# Vortech Pumps



## explor3r (Mar 14, 2010)

Im trying to shop around for 2 Vortech MP40, i found this deal which is 364 dollars per pump but originally they were MP20 upgraded to MP40.
Is that a good deal?
http://seaaquatics.com/index.php?main_page=product_info&cPath=1_6&products_id=150

Any info is apreciated


----------



## gucci17 (Oct 11, 2007)

wow interesting...the only issue I see is there's no warranty.

Other than that, it looks to be a great deal if it doesn't get dinged going over the boarder.


----------



## ameekplec. (May 1, 2008)

EcoTech is pretty good about upholding warranties from their end.

The big issue I can see with the pumps is that the wetsides on the MP-20s may have been an earlier version with a two-part propeller, and if it's even older, a non-coated wetside magnet (but the MP-20s would have to be pretty old).

If the wetsides are the current version, then that's a great deal for an MP-40wES - that price is close to what I paid for my MP-20 2 years ago.


----------



## gucci17 (Oct 11, 2007)

who wants to be the guinney pig!?!?

oh they have pictures on their ebay page - http://cgi.ebay.com/Ecotech-Marine-...t=LH_DefaultDomain_0&hash=item19bd53f7ca#shId


----------



## ameekplec. (May 1, 2008)

FWIW, one of my MP-40wES units is an upgraded MP-20, and it works fine


----------



## explor3r (Mar 14, 2010)

Thanks guys, i think im going to pass on this deal no worth to risk it.
Ill wait till i can find a good deal on them, is all i need to get my tank going ohh and as well the piping....Almost there.


----------



## KeMo (Sep 3, 2010)

What happened to the adds that i shot you ? their are still people on their with mp40 es
??


----------



## explor3r (Mar 14, 2010)

I try to join aquariumpro but i end up not doing it, way to many questions..
I saw in the ads the good deal was gone already
Thanks Kemo!!!

Whats the difference between MP40W AND MP40W ES


----------



## gucci17 (Oct 11, 2007)

explor3r said:


> I try to join aquariumpro but i end up not doing it, way to many questions..
> I saw in the ads the good deal was gone already
> Thanks Kemo!!!
> 
> Whats the difference between MP40W AND MP40W ES


the mp40w ES is with the new driver - http://glassbox-design.com/2010/ecotech-vortech-ecosmart-driver-wireless/


----------



## KeMo (Sep 3, 2010)

Their are still 3 mp40's for sale . It should not take you more then 2 min to sign up. Your call.


----------



## gucci17 (Oct 11, 2007)

KeMo said:


> Their are still 3 mp40's for sale . It should not take you more then 2 min to sign up. Your call.


I only see one...


----------



## Big Ray (Dec 8, 2009)

I personally cant trust second hand, specially on a MP40.

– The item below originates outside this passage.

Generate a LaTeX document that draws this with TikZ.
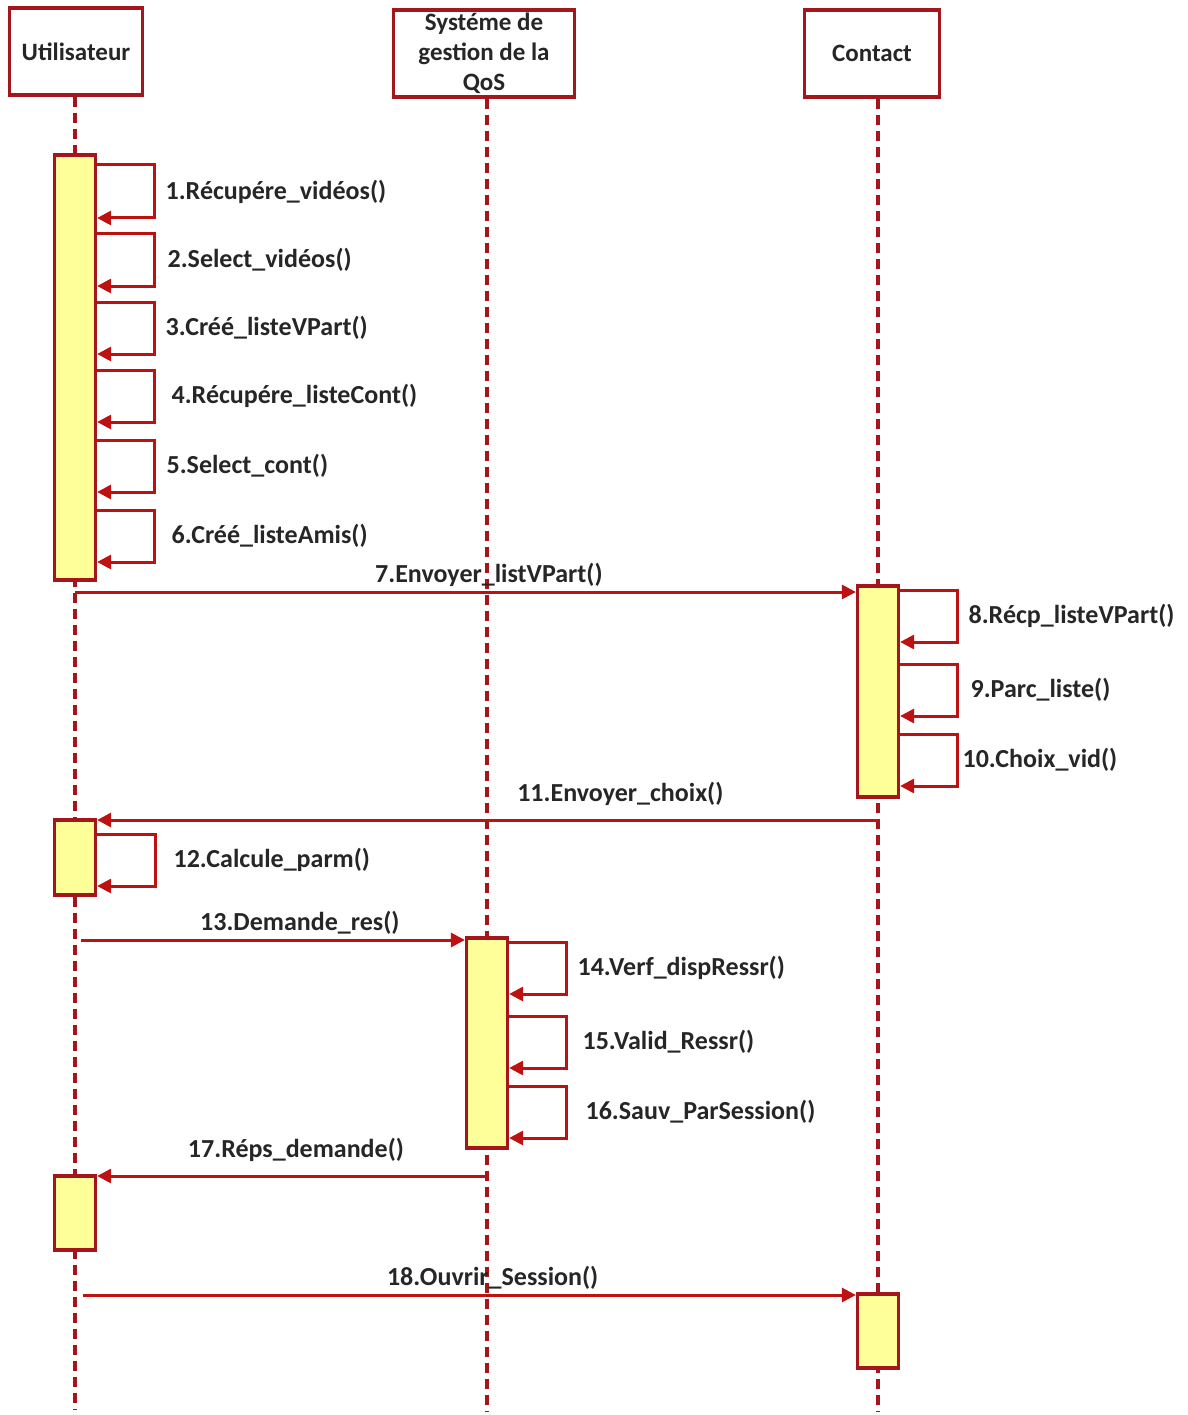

unless the seller was going out of Hobby or something. there must be a reason for wanting to sell ure MP40 !


----------



## explor3r (Mar 14, 2010)

I agree, thats the conclusion i came to, if im already spending so much in the rest of the equipment i rathe rget the new mp40w which it will be fine....thanks all


----------



## gucci17 (Oct 11, 2007)

Yeah, I'd say go for it if there has been reviews of people who have purchased it from that company. For high $ items, I think it's safer to have a full retail warranty. If it was a koralia or something, I would take the chance.


----------